Tribünlere Oynamak Yerine Sorunlarla Yüzleşmek
176 yıl önce 1848 yılında Osmanlı’da başlayan öğretmen yetiştirme tarihi çeşitli değişikliklere uğrayarak ve modeller uygulanarak günümüze kadar ulaşmıştır. Tarihsel kaynaklar ve dönemler incelendiğinde öğretmenlerin, son 22 yıllık bölümü hariç 154 yıl boyunca bu denli yoğun işsizlik olgusu ile karşı karşıya kalmadığı görülmekte. O nedenle getirilen her yeni düzenleme işsiz öğretmenlerin sayısını azaltmak ve atanma sorunlarını çözmek yerine onların önüne yeni engeller koyarak göreve başlama sürecini zorlaştırmayı amaçlamakta. Aslında adına akademi eğitimi denilen düzenleme ile belli aşamaları geçerek öğretmen olma hakkı kazananalar bir anlamda yeniden seçmeye ve elemeye tabi tutulacaktır. Halen görevde olanlar arasında mevcut sisteme itiraz edenler ve eleştirenler yani muhalifler için, yüzde 90’ı milliyetçi-İslamcı olan ve 13 yıldır öğretmen teftişi yapmayan müfettişler tarafından verilecek “başarısız sayılma” “sakıncalı görülme” raporlarının nesnelliği tartışmalı olacaktır. Bakanın açıkladığı yasa taslağı maddelerinde böyle bir sonucun zemininin oluşturulmak istendiği net bir biçimde görülmekte.
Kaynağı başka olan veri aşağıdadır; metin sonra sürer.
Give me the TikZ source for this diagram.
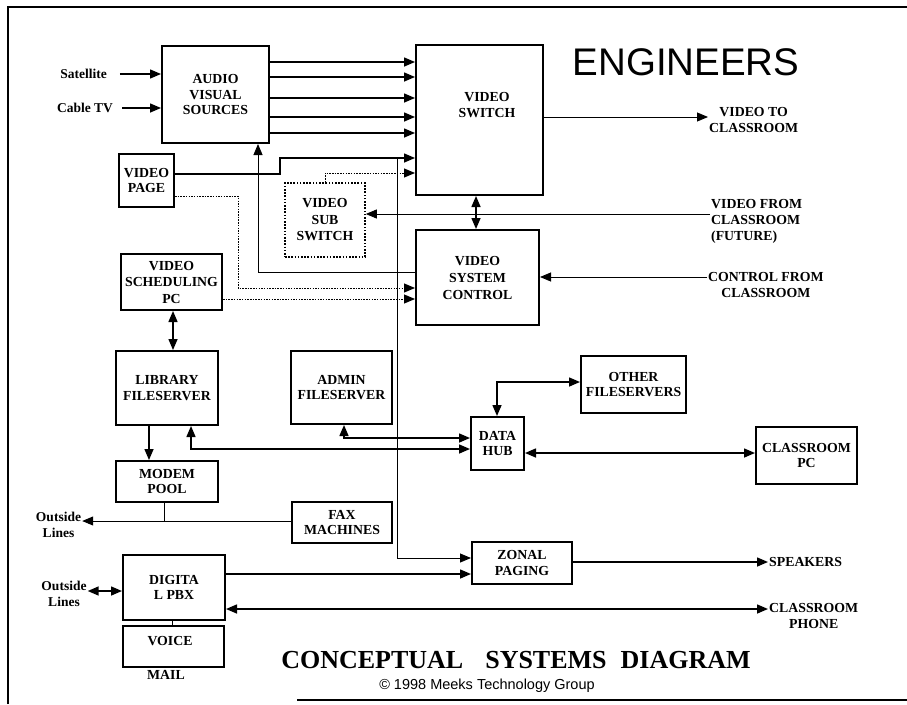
\documentclass[tikz,border=0pt]{standalone}
\usepackage{fontspec}
\setmainfont{Liberation Serif}
\newfontfamily\headfont{Liberation Sans}
\usetikzlibrary{arrows.meta, positioning}

\begin{document}
\begin{tikzpicture}[x=1pt, y=-1pt, >={Triangle[length=11pt, width=9pt]},
    box/.style={draw, line width=2pt, align=center, inner sep=1pt, font=\bfseries\fontsize{13.8}{15.5}\selectfont},
    lbl/.style={align=center, inner sep=1pt, font=\bfseries\fontsize{13.8}{15.5}\selectfont},
    small/.style={align=center, inner sep=1pt, font=\bfseries\fontsize{13.5}{16.5}\selectfont},
    wire/.style={line width=1.5pt},
    thinwire/.style={line width=0.9pt},
    dotwire/.style={line width=1pt, dash pattern=on 1.5pt off 1.2pt}]
    \useasboundingbox (0,0) rectangle (907,704);

    % Frame
    \draw[line width=1.6pt] (8,704) -- (8,7) -- (907,7);
    \draw[line width=1.3pt] (297,700) -- (907,700);

    % Define the boxes
    \node[box, minimum width=107pt, minimum height=97pt] (av) at (215.5,94.5) {AUDIO\\VISUAL\\SOURCES};
    \node[box, minimum width=127pt, minimum height=150pt] (vswitch) at (479.5,120) {};
    \node[lbl] (vswitchtxt) at (487,105) {VIDEO\\SWITCH};
    \node[box, minimum width=55pt, minimum height=53pt] (vpage) at (146.5,180.5) {VIDEO\\PAGE};
    \node[box, line width=1.6pt, dash pattern=on 1.6pt off 1.6pt, minimum width=80pt, minimum height=74pt, font=\bfseries\fontsize{13.8}{16.5}\selectfont] (subsw) at (325,220) {VIDEO\\SUB\\SWITCH};
    \node[box, minimum width=123pt, minimum height=95pt, font=\bfseries\fontsize{13.8}{17}\selectfont] (vctrl) at (477.5,277.5) {VIDEO\\SYSTEM\\CONTROL};
    \node[box, minimum width=101pt, minimum height=56pt, font=\bfseries\fontsize{13.8}{16.5}\selectfont] (sched) at (171.5,282) {VIDEO\\SCHEDULING\\PC};
    \node[box, minimum width=102pt, minimum height=74pt] (lib) at (167,388) {LIBRARY\\FILESERVER};
    \node[box, minimum width=101pt, minimum height=73pt] (admin) at (341.5,387.5) {ADMIN\\FILESERVER};
    \node[box, minimum width=105pt, minimum height=57pt] (other) at (633.5,384.5) {OTHER\\FILESERVERS};
    \node[box, minimum width=53pt, minimum height=53pt] (hub) at (497.5,443.5) {DATA\\HUB};
    \node[box, minimum width=101pt, minimum height=57pt] (cpc) at (806.5,455.5) {CLASSROOM\\PC};
    \node[box, minimum width=102pt, minimum height=41pt] (modem) at (167,481.5) {MODEM\\POOL};
    \node[box, minimum width=100pt, minimum height=41pt] (fax) at (342,522.5) {FAX\\MACHINES};
    \node[box, minimum width=102pt, minimum height=65pt] (pbx) at (174,587.5) {DIGITA\\L PBX};
    \node[box, minimum width=101pt, minimum height=41pt] (vmail) at (173.5,646.5) {};
    \node[lbl] (vmailtxt) at (170,641) {VOICE};
    \node[lbl] (mailtxt) at (166,675) {MAIL};
    \node[box, minimum width=100pt, minimum height=42pt] (zonal) at (522,563) {ZONAL\\PAGING};

    % Outside labels
    \node[small] (sat) at (83.5,74) {Satellite};
    \node[small] (cabletv) at (85,108) {Cable TV};
    \node[small] (outside1) at (58.5,525) {Outside\\Lines};
    \node[small] (outside2) at (64,594) {Outside\\Lines};
    \node[lbl, anchor=west] (vtocls) at (708,120) {VIDEO TO\\CLASSROOM};
    \node[lbl, anchor=west, align=left, font=\bfseries\fontsize{13.8}{16}\selectfont] (vfromcls) at (710,221) {VIDEO FROM\\CLASSROOM\\(FUTURE)};
    \node[lbl, anchor=west] (ctrlfrom) at (707,285) {CONTROL FROM\\CLASSROOM};
    \node[lbl, anchor=west] (speakers) at (768,562) {SPEAKERS};
    \node[lbl, anchor=west] (cphone) at (768,616) {CLASSROOM\\PHONE};

    % Titles
    \node[font=\headfont\fontsize{38.5}{42}\selectfont] (eng) at (686,62) {ENGINEERS};
    \node[font=\bfseries\fontsize{26}{28}\selectfont] (title) at (516,660) {CONCEPTUAL\hspace{22pt}SYSTEMS\hspace{14pt}DIAGRAM};
    \node[font=\headfont\fontsize{14.5}{16}\selectfont] (copyr) at (487,686) {\textcopyright{} 1998 Meeks Technology Group};

    % Video sources into the switch
    \draw[wire, ->] ([xshift=12pt]sat.east) -- (av.west |- sat);
    \draw[wire, ->] ([xshift=8pt]cabletv.east) -- (av.west |- cabletv);
    \foreach \yy in {62,77,98,117,133}
        \draw[wire, ->] (av.east |- 0,\yy) -- (vswitch.west |- 0,\yy);
    \draw[wire, ->] (vpage.east |- 0,174) -- (280,174) -- (280,158) -- (vswitch.west |- 0,158);
    \coordinate (pagejn) at (397,158);
    \draw[thinwire, ->] (pagejn) |- (zonal.west |- 0,558);
    \draw[dotwire, ->] (subsw.north) |- (vswitch.west |- 0,173);
    \draw[thinwire, ->] (vfromcls.west |- 0,214) -- (subsw.east |- 0,214);
    \draw[wire, <->] (vswitch.south -| 476,0) -- (vctrl.north -| 476,0);
    \draw[thinwire, ->] (vswitch.east |- 0,117) -- (vtocls.west |- 0,117);

    % Control lines
    \draw[thinwire, ->] (ctrlfrom.west |- 0,277) -- (vctrl.east |- 0,277);
    \draw[thinwire, ->] (vctrl.west |- 0,272) -| (av.south -| 258,0);
    \draw[dotwire, ->] (vpage.east |- 0,196) -| (238,288) -- (vctrl.west |- 0,288);
    \draw[dotwire, ->] (sched.east |- 0,299) -- (vctrl.west |- 0,299);

    % Data network
    \draw[wire, <->] (sched.south -| 173,0) -- (lib.north -| 173,0);
    \draw[wire, ->] (lib.south -| 149,0) -- (modem.north -| 149,0);
    \draw[wire, <->] (lib.south -| 191,0) |- (hub.west |- 0,449);
    \draw[wire, <->] (admin.south -| 344,0) |- (hub.west |- 0,438);
    \draw[wire, <->] (hub.north -| 497,0) |- (other.west |- 0,382);
    \draw[wire, <->] (hub.east |- 0,453) -- (cpc.west |- 0,453);

    % Phone lines
    \draw[thinwire] (modem.south -| 164,0) -- (164,521);
    \draw[thinwire, ->] (fax.west |- 0,521) -- (outside1.east |- 0,521);
    \draw[wire, <->] (outside2.east |- 0,591) -- (pbx.west |- 0,591);
    \draw[wire, ->] (pbx.east |- 0,574) -- (zonal.west |- 0,574);
    \draw[wire, <->] (pbx.east |- 0,609) -- (cphone.west |- 0,609);
    \draw[wire, ->] (zonal.east |- 0,562) -- (speakers.west |- 0,562);
    \draw[thinwire] (pbx.south -| 172,0) -- (vmail.north -| 172,0);
\end{tikzpicture}
\end{document}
Elbette ki öğretmenlik alanı çok özel bir ihtisas ve uzmanlık alanıdır. Bu yönüyle çok hassas ve duyarlı hareket edilmesi doğrudur. Ancak söz konusu eğitimin yapılma aşaması istihdam aşaması değil, öğretmenlik programlarını tercih etme ve programlardaki eğitim aşaması olması gerekir. Ülkemizde 1960’lı yıllardan bu yana 5 yıllık stratejik planlar hazırlanmaktadır. Stratejik planlarda eğitim hedeflerinin plan sonu itibariyle hiçbir dönem tutturulmamış olması, bilime dayalı ihtiyaç analizleri yerine siyasi amaçlara dayalı öncelikler ve uygulamalar bir anlamda plansızlığa dönüşmüş bugün yaşanmakta olan sorunu karşımıza çıkarmakta.
Sonuç olarak, düzenleme başka pek çok sorunun sorulmasını ve sorunu beraberinde getirecektir. Öncelikli sorular,
-Akademiler hangi merkezlerde ve kurumlar bünyesinde açılacak ve buralarda kim ya da kimler ders verecektir?
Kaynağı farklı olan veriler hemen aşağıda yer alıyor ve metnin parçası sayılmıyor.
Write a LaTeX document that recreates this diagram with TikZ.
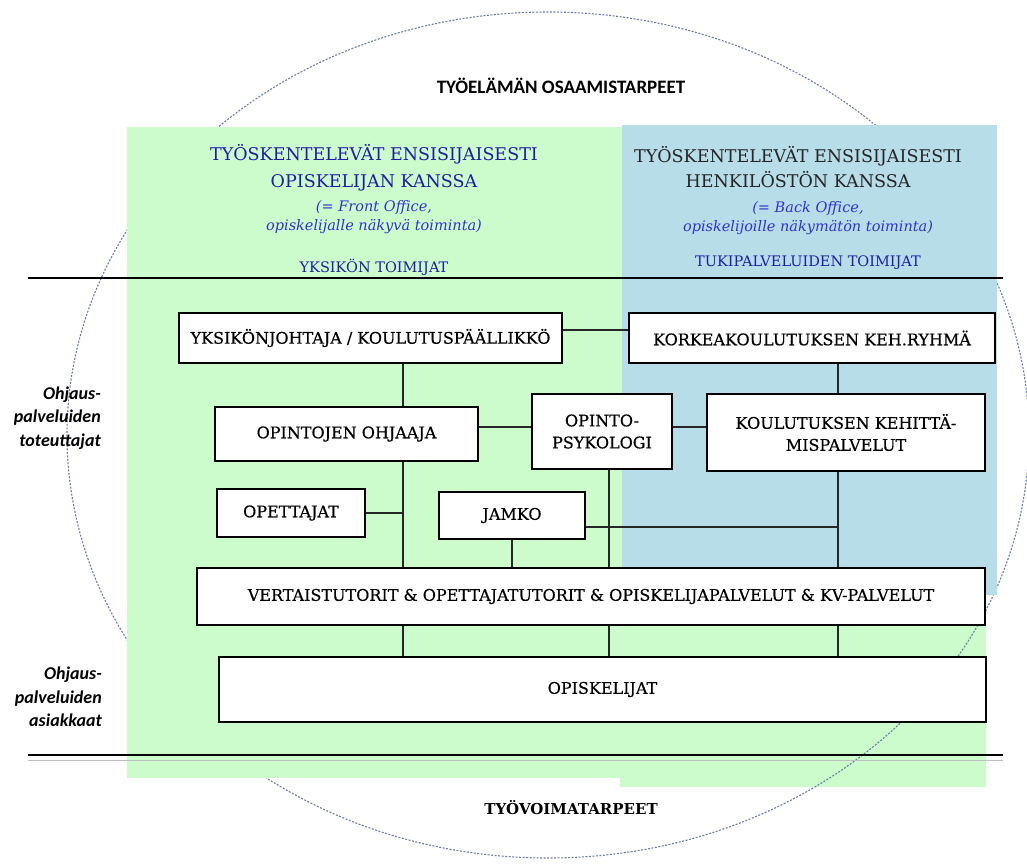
\documentclass[tikz,border=0pt]{standalone}
\usepackage{fontspec}
\setmainfont{DejaVu Serif}
\newfontfamily\calib{Carlito}
\newfontfamily\boxfont[FakeBold=0.5]{DejaVu Serif}
\definecolor{panelgreen}{RGB}{204,252,204}
\definecolor{panelblue}{RGB}{183,221,232}
\definecolor{titleblue}{RGB}{30,30,165}
\definecolor{noteblue}{RGB}{50,50,205}
\definecolor{ringgray}{RGB}{110,125,155}

\begin{document}
\begin{tikzpicture}[x=1pt,y=-1pt]
        \useasboundingbox (0,0) rectangle (1027,865);

        % taustat
        \fill[panelgreen] (620,595) rectangle (986,787);
        \draw[ringgray, line width=1.1pt, dash pattern=on 2pt off 1.5pt]
          (548,435) ellipse [x radius=481pt, y radius=423pt];
        \fill[panelgreen] (127,127) rectangle (622,778);
        \fill[panelblue] (622,125) rectangle (997,595);

        \draw[line width=1.4pt] (28,278) -- (1003,278);
        \draw[line width=1.4pt] (28,755) -- (1003,755);
        \draw[black!25, line width=0.8pt] (28,760) -- (1003,760);

        % otsikot
        \begin{scope}[every node/.style={align=center, inner sep=0pt}]
          \node[font=\calib\bfseries\fontsize{19}{22}\selectfont] (tyoelama) at (561,86) {TYÖELÄMÄN OSAAMISTARPEET};
          \node[font=\bfseries\fontsize{15}{20}\selectfont] (tyovoima) at (571,808) {TYÖVOIMATARPEET};

          \node[titleblue, font=\fontsize{17.5}{27}\selectfont] (front) at (374,168) {TYÖSKENTELEVÄT ENSISIJAISESTI\\OPISKELIJAN KANSSA};
          \node[noteblue, font=\itshape\fontsize{14.5}{19}\selectfont] (frontnote) at (374,217) {(= Front Office,\\opiskelijalle näkyvä toiminta)};
          \node[titleblue, font=\fontsize{14.5}{18}\selectfont] (frontgroup) at (374,267) {YKSIKÖN TOIMIJAT};

          \node[black!85, font=\fontsize{17.5}{25}\selectfont] (back) at (798,167) {TYÖSKENTELEVÄT ENSISIJAISESTI\\HENKILÖSTÖN KANSSA};
          \node[noteblue, font=\itshape\fontsize{14.5}{19}\selectfont] (backnote) at (808,218) {(= Back Office,\\opiskelijoille näkymätön toiminta)};
          \node[titleblue, font=\fontsize{14.5}{18}\selectfont] (backgroup) at (808,263) {TUKIPALVELUIDEN TOIMIJAT};

          \node[anchor=east, align=right, font=\calib\bfseries\itshape\fontsize{18}{23.5}\selectfont] (toteuttajat) at (101,418) {Ohjaus-\\palveluiden\\toteuttajat};
          \node[anchor=east, align=right, font=\calib\bfseries\itshape\fontsize{18}{23.5}\selectfont] (asiakkaat) at (102,697) {Ohjaus-\\palveluiden\\asiakkaat};
        \end{scope}

        % laatikot
        \begin{scope}[every node/.style={draw, fill=white, line width=1.3pt, inner sep=0pt, align=center,
                                         font=\boxfont\fontsize{16}{22}\selectfont}]
          \node[minimum width=383pt, minimum height=50pt] (johtaja)     at (370.5,338) {YKSIKÖNJOHTAJA / KOULUTUSPÄÄLLIKKÖ};
          \node[minimum width=366pt, minimum height=50pt] (kehryhma)    at (812,338)   {KORKEAKOULUTUKSEN KEH.RYHMÄ};
          \node[minimum width=263pt, minimum height=54pt] (ohjaaja)     at (346.5,434) {OPINTOJEN OHJAAJA};
          \node[minimum width=140pt, minimum height=75pt] (psykologi)   at (602,431.5) {OPINTO-\\PSYKOLOGI};
          \node[minimum width=278pt, minimum height=77pt] (kehpalvelut) at (846,432.5) {KOULUTUKSEN KEHITTÄ-\\MISPALVELUT};
          \node[minimum width=148pt, minimum height=48pt] (opettajat)   at (291,513)   {OPETTAJAT};
          \node[minimum width=146pt, minimum height=47pt] (jamko)       at (512,515.5) {JAMKO};
          \node[minimum width=788pt, minimum height=57pt] (tutorit)     at (591,596.5) {VERTAISTUTORIT \& OPETTAJATUTORIT \& OPISKELIJAPALVELUT \& KV-PALVELUT};
          \node[minimum width=767pt, minimum height=65pt] (opiskelijat) at (602.5,689.5) {OPISKELIJAT};
        \end{scope}

        % yhteydet
        \coordinate (x1) at (403,0);
        \coordinate (x3) at (609,0);
        \coordinate (x4) at (838,0);
        \coordinate (y1) at (0,330);
        \coordinate (y2) at (0,427);
        \coordinate (y3) at (0,527);

        \begin{scope}[line width=1.1pt, black!85]
          \draw (johtaja.east |- y1) -- (kehryhma.west |- y1);
          \draw (johtaja.south -| x1) -- (ohjaaja.north -| x1);
          \draw (ohjaaja.south -| x1) -- (tutorit.north -| x1);
          \draw (ohjaaja.east |- y2) -- (psykologi.west |- y2);
          \draw (psykologi.east |- y2) -- (kehpalvelut.west |- y2);
          \draw (kehryhma.south -| x4) -- (kehpalvelut.north -| x4);
          \draw (kehpalvelut.south -| x4) -- (tutorit.north -| x4);
          \draw (opettajat.east) -- (opettajat.east -| x1);
          \draw (psykologi.south -| x3) -- (tutorit.north -| x3);
          \draw (jamko.east |- y3) -- (x4 |- y3);
          \draw (jamko.south) -- (tutorit.north -| jamko.south);
          \draw (tutorit.south -| x1) -- (opiskelijat.north -| x1);
          \draw (tutorit.south -| x3) -- (opiskelijat.north -| x3);
          \draw (tutorit.south -| x4) -- (opiskelijat.north -| x4);
        \end{scope}

      \end{tikzpicture}
\end{document}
-Bu merkezlerde toplanacak öğretmenlerin barınma ve diğer oluşacak sorunları nasıl çözülecektir?
-Müfettiş raporlarında “başarısız” veya “sakıncalı” bulunanların/görülenlerin hukuksal hakları ve özlük kazanımları ne olacaktır?
-Akademide dört dönem eğitime alınmak demek okulların bu süre zarfında öğretmensiz kalması denek. Bu durumda öğretmen açıkları nasıl kapatılacaktır?
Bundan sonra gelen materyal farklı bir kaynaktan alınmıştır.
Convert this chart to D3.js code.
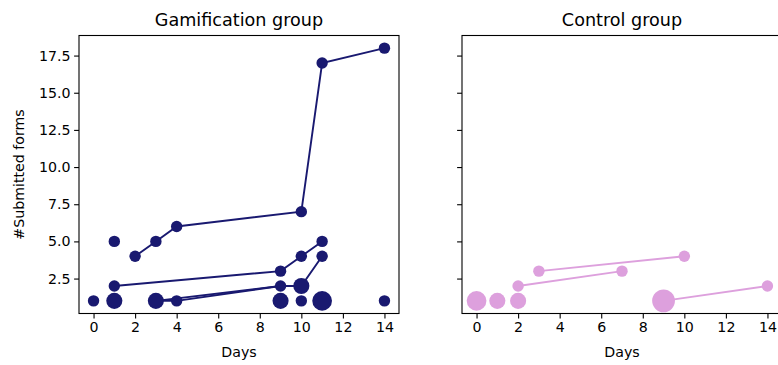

-Akademi eğitiminin ön plana çıkması ile öğretmen yetiştiren programların niteliklerinin daha da düşmesinin önüne nasıl geçilecektir?
Asıl sorun öğretmen yetiştiren programların nitelik sorunudur. Esas yapılması gereken, tribünlere oynamak yerine öğretmen yetiştiren programların nicelik ve nitelik sorunu ile yüzleşmektir.